Walka dostawców treści z dostawcami dostępu wynika z odmiennych modeli biznesowych. Ci pierwsi żyją ze sprzedaży artykułów, książek, muzyki, filmów itp., więc są zainteresowani treścią o wysokiej wartości i jakości, bo za taką można dostać wyższą cenę, ale wymagają ochrony własności intelektualnej, bo bez niej ich model biznesowy się załamuje. Z kolei dostawcy dostępu żyją z ruchu w sieci, głównie z reklam. Treść jest dla nich tylko wabikiem do reklam, więc nie musi być wartościowa, tylko atrakcyjna. Oczywiście najlepiej, jeśli jest darmowa, bo bez kosztów generuje największy ruch. W Polsce są dostawcy treści, ale nie ma globalnych dostawców dostępu. Dlatego zasadne jest pytanie, dlaczego my, Polacy, mamy dbać o interesy globalnych dostawców dostępu, a nie własnych dostawców treści?

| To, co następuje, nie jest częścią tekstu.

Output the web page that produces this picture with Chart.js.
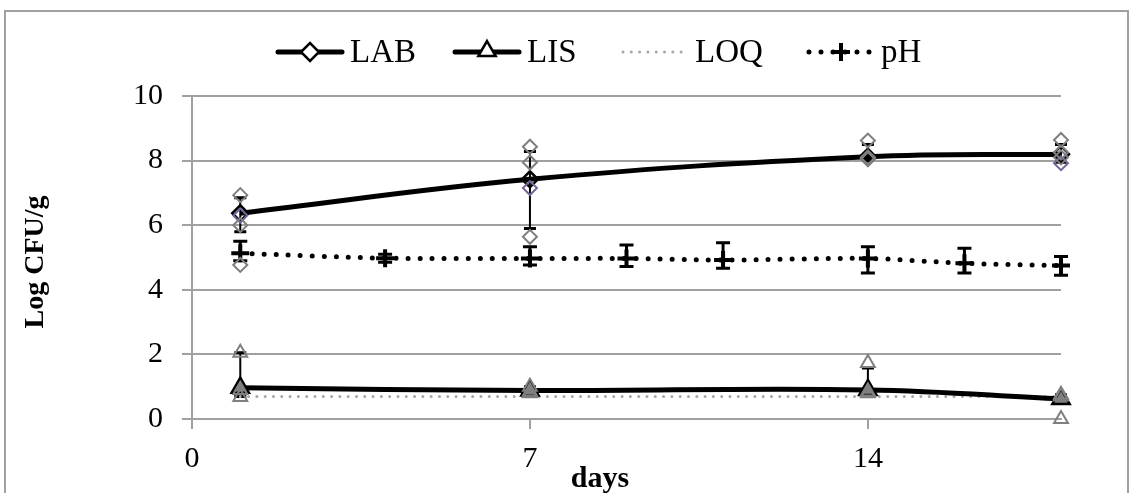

Częstym argumentem zwolenników proponowanej ustawy jest to, że nielegalne użycie utworu (piractwo) nie pozbawia jego właściciela tego utworu. Pozbawia go jednak wartości. Załóżmy, że mamy utwór, który kosztuje w internecie 10 zł, a zainteresowanych nim jest 100 tys. osób. Jego potencjalna wartość wynosi zatem milion złotych. Złodziej, który wykradnie go lub nawet kupi za 10 zł, a następnie nielegalnie umieści w internecie, jest winny straty miliona złotych. To powinno się kwalifikować tak jak zniszczenie mienia wielkiej wartości.

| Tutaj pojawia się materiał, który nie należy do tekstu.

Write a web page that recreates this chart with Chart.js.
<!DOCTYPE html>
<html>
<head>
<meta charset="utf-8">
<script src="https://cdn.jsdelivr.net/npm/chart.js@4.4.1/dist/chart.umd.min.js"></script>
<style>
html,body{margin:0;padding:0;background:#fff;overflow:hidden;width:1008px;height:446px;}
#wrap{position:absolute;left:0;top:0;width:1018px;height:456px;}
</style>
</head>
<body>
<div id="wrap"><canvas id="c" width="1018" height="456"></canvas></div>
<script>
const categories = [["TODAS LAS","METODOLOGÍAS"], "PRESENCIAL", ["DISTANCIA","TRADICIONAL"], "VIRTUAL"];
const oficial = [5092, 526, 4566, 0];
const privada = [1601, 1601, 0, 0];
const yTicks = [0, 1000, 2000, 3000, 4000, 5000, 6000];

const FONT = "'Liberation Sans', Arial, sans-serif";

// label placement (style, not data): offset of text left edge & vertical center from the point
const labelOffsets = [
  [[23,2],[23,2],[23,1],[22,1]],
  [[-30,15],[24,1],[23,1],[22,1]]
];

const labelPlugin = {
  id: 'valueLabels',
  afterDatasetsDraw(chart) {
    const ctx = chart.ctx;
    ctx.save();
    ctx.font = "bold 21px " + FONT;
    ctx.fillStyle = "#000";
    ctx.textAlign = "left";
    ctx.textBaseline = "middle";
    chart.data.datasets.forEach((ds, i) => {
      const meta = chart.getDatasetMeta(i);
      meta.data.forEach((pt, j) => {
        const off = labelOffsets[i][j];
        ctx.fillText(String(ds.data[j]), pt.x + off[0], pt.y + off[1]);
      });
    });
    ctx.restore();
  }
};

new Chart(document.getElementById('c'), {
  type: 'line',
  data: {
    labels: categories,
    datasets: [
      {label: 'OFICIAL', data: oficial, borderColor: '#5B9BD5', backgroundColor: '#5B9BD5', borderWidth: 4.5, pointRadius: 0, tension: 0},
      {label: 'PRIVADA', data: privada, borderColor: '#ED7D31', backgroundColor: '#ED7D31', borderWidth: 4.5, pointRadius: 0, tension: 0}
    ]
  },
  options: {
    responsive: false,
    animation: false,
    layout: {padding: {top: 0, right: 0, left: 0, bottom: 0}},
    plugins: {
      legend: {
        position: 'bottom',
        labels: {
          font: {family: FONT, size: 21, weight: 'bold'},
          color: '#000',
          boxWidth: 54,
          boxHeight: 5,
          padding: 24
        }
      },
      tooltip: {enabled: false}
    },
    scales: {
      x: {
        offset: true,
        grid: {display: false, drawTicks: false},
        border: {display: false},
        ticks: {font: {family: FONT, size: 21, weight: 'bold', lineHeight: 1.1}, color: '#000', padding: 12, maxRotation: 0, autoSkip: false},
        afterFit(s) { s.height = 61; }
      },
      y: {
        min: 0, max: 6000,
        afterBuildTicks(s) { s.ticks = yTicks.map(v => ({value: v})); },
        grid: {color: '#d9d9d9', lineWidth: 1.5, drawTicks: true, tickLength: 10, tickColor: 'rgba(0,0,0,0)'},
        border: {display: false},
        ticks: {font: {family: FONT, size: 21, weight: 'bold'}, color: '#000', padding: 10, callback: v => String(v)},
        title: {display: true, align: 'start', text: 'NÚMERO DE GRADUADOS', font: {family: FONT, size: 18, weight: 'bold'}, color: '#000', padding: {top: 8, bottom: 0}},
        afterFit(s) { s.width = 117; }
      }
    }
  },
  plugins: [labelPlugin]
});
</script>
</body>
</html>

Pomysłodawcy ustawy o otwartych zasobach zastanawiali się, jak by tu i nie kraść, i nie płacić. I wymyślili – upaństwowić! Tylko że taki pomysł już był i nazywał się „komunizm”. Swego czasu komuniści upaństwowili własność materialną i oddali ją we władanie nomenklaturze – dla szczęścia ludzkości. Obecnie „otwartyści” chcą upaństwowić własność intelektualną i oddać ją we władanie nowej nomenklaturze – urzędników dzielących publiczne pieniądze – również dla szczęścia ludzkości. Pomimo szlachetnych intencji skutki będą równie opłakane – bylejakość, brak rozwoju, brak wolności i władza nomenklatury. Błąd „otwartystów” tkwi w negowaniu społecznego dobra, jakim są wiedza i kultura traktowane jako dobro ekonomiczne. Jest ono potrzebne dla rozwoju klasy twórczej jako współczesnego motoru gospodarczego. Tego motoru nie da się utrzymać tylko z podatków. „Otwartyści” chcą dać za darmo wiedzę i kulturę całej ludzkości, ale w efekcie upaństwowienia nie będą mieli czego rozdawać, bo podważą ekonomiczne podstawy rozwoju.